We’ve done web, application, and device design. When we don’t have to worry about the environment shifting underneath us, I get a little giddy. It will work exactly as we plan it? Wow! We don’t have to worry about distribution? Wow! We can rely on certain hardware and data resources to be available? Great!
The users, of course, don’t know the difference and don’t care.
Mobile interaction design is not a separate profession from interaction design. But it is a complex space, with a similar degree of complexity as health care. As I’ve focused on keeping up to date with the users, devices, technologies, platforms, and industries in mobile, my web and desktop application skills have dropped. Sure I can design a web site, but it won’t be as good as somebody who really knows the space.

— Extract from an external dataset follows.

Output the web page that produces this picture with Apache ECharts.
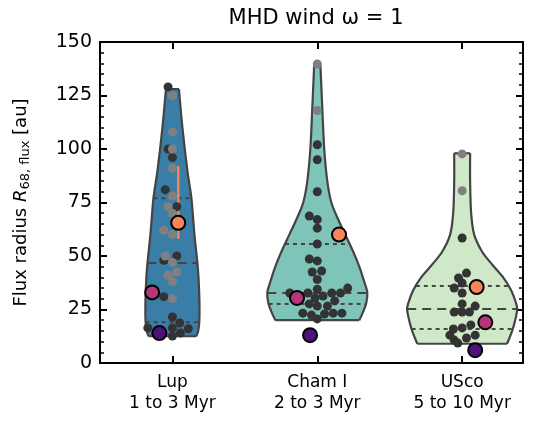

Khoi Vinh has asserted the need for the new designer to be able to successfully design native to web, mobile, print, and more. I agree, to a minor degree: any of us claiming a degree of seniority need to be able to understand each of these channels, how they can interact with each other, basics of design for each, and what is an appropriate degree of consistency between them. And to have deep expertise in at least one of them.
We need to have a good understanding of what each channel can do, set the strategy for each channel, then let specialists in each channel detail out the design.
Strategy will involve how to use each channel and how to have them interact. That is one design discipline. Each channel interaction is another design discipline. All are the same profession.